Problem to work on => Report the number of lines containing "this", with no other words.

----- Given information

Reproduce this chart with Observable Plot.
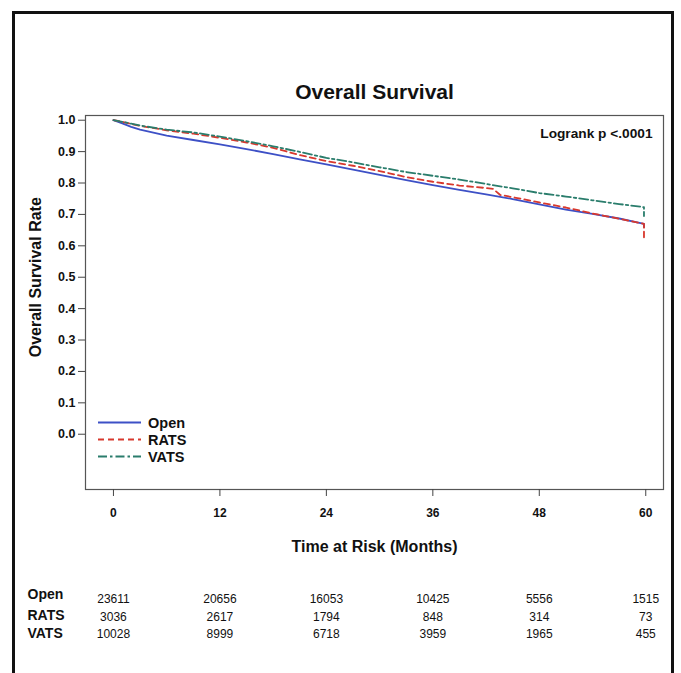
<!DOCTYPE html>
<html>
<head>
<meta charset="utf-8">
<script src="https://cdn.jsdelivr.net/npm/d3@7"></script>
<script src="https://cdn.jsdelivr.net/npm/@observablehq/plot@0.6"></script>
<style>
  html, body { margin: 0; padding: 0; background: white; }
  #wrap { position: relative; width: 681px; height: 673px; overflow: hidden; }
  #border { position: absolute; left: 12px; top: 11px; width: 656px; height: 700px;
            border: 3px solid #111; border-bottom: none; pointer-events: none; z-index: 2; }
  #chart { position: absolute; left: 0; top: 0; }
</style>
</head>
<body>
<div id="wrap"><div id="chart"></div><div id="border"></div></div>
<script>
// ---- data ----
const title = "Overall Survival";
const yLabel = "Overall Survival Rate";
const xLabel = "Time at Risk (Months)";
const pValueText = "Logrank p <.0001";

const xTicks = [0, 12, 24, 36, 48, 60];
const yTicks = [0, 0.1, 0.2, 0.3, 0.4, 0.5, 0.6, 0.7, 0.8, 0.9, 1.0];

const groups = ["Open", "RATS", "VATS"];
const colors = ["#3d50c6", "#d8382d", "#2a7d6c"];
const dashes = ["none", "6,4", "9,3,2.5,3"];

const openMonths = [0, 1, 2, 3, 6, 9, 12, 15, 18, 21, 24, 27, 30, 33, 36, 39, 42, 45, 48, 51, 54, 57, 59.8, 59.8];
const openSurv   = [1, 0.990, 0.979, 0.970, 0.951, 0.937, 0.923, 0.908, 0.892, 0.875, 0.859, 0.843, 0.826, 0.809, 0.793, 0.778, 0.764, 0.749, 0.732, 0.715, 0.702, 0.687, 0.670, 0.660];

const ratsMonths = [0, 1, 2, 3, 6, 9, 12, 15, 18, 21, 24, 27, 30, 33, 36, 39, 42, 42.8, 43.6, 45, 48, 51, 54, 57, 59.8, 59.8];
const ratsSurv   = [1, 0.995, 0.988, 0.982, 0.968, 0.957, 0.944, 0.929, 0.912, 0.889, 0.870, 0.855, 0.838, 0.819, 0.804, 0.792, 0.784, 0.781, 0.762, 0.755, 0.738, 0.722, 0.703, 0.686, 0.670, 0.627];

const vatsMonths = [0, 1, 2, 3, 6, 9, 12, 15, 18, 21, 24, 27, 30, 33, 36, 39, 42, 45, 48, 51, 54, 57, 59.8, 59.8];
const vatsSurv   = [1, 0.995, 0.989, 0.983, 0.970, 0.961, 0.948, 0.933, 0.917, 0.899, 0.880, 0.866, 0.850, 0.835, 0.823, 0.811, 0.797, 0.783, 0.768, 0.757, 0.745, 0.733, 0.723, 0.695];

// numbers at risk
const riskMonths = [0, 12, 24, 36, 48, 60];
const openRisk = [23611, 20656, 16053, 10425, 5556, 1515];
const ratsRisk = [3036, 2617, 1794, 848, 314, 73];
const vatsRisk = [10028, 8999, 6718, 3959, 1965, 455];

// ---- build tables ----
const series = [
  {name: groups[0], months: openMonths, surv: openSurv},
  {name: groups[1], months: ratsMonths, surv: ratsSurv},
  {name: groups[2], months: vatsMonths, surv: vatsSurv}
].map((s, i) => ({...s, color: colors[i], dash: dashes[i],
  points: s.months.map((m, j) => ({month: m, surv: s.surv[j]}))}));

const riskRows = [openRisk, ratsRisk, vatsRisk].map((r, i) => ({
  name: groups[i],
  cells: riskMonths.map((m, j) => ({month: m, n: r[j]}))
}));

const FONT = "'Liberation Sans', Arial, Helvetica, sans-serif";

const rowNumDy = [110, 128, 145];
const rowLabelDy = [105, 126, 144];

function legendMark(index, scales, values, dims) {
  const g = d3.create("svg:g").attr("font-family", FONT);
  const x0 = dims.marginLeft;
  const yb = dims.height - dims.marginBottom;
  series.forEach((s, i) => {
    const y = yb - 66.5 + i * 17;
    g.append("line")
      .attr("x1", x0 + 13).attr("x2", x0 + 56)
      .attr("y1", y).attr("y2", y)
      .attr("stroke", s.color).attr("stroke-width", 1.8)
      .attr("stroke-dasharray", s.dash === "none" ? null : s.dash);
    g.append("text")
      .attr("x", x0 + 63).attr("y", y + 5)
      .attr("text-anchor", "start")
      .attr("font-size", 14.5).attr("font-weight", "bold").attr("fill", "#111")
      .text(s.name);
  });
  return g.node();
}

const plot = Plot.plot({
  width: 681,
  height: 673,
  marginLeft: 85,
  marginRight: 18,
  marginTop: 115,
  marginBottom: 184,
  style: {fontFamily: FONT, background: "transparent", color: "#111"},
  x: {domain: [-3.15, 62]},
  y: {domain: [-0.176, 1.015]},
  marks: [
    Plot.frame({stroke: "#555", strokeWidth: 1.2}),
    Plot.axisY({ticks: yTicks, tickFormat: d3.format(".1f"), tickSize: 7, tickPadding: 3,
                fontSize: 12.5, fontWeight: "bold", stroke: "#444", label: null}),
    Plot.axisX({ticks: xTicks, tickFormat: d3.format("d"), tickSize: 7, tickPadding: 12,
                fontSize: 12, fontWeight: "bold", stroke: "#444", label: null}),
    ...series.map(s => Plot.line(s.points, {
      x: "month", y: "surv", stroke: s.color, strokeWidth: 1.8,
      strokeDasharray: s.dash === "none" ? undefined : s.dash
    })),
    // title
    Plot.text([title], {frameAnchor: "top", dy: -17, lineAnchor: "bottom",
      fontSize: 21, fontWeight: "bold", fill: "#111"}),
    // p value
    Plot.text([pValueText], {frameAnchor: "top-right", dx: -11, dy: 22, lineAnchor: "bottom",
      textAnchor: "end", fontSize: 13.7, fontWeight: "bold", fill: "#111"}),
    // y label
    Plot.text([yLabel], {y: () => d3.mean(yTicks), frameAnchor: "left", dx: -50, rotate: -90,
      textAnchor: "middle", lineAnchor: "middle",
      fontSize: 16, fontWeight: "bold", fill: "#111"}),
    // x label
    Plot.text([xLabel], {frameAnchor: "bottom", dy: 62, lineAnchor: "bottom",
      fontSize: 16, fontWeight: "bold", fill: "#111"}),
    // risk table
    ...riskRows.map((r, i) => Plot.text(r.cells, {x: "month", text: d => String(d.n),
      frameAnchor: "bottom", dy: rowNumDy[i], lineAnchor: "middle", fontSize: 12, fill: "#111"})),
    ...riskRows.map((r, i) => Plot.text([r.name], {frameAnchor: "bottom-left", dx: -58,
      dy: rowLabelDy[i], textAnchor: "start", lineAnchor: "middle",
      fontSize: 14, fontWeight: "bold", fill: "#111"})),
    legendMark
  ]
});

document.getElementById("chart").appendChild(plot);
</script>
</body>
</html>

----------
----- Given information

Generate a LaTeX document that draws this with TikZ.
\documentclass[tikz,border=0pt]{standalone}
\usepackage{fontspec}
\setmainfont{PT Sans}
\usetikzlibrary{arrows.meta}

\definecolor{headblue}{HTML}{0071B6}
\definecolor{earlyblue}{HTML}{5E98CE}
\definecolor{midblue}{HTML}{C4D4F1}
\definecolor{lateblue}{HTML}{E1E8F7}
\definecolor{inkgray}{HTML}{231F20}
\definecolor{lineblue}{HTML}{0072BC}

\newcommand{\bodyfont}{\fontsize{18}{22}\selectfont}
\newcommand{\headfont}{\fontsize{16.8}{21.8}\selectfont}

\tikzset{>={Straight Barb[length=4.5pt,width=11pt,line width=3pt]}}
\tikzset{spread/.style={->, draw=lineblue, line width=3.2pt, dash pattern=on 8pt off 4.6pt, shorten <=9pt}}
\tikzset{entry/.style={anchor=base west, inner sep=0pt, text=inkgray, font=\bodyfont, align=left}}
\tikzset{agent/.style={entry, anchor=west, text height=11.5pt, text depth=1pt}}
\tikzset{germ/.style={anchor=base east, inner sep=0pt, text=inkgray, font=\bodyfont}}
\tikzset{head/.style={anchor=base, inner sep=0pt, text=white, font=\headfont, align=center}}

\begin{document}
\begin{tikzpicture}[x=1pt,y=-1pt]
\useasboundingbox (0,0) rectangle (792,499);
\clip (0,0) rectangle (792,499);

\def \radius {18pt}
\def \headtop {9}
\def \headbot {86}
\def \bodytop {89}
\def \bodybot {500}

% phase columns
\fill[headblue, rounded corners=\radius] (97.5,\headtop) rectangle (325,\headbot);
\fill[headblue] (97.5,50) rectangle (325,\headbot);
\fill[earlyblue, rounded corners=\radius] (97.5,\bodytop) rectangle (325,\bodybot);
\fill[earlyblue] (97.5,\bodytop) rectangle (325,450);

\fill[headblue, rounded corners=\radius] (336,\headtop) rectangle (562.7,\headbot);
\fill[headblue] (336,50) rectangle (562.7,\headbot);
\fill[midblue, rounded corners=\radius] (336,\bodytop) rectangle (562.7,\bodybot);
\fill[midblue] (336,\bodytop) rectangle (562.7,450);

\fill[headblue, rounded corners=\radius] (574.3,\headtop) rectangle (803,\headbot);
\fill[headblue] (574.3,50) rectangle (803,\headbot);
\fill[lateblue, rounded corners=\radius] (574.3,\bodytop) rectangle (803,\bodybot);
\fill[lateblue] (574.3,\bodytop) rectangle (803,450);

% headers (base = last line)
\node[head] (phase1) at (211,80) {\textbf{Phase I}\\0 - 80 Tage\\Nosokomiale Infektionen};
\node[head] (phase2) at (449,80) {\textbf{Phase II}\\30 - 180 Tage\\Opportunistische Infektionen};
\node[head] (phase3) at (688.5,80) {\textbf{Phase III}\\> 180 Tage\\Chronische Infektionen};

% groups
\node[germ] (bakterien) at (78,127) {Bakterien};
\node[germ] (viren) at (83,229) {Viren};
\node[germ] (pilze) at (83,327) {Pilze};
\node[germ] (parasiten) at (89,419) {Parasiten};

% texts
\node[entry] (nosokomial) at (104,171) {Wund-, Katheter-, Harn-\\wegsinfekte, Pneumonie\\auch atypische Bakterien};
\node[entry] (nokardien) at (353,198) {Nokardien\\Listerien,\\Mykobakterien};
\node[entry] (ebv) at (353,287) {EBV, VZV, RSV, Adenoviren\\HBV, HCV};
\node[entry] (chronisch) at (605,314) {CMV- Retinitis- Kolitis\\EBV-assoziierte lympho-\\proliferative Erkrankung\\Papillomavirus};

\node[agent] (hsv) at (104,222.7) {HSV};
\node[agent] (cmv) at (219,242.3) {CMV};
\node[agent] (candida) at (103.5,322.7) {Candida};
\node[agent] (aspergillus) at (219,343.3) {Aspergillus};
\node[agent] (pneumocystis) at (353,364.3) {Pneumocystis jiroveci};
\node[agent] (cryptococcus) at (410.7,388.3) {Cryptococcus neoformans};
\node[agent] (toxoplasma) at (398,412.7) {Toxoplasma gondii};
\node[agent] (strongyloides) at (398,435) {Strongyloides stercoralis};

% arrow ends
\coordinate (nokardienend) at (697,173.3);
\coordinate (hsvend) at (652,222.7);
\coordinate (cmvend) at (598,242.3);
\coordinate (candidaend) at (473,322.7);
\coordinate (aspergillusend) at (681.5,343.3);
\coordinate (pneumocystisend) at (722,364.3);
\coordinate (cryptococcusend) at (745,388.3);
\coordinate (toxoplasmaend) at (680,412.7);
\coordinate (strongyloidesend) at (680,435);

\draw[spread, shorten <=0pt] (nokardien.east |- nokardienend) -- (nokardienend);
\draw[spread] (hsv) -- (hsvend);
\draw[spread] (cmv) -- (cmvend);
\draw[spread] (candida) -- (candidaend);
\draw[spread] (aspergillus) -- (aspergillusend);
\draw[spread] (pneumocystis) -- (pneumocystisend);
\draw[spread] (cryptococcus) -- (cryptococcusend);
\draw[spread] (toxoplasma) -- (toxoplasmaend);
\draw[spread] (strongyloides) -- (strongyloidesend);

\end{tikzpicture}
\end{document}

----------

Full solution => 2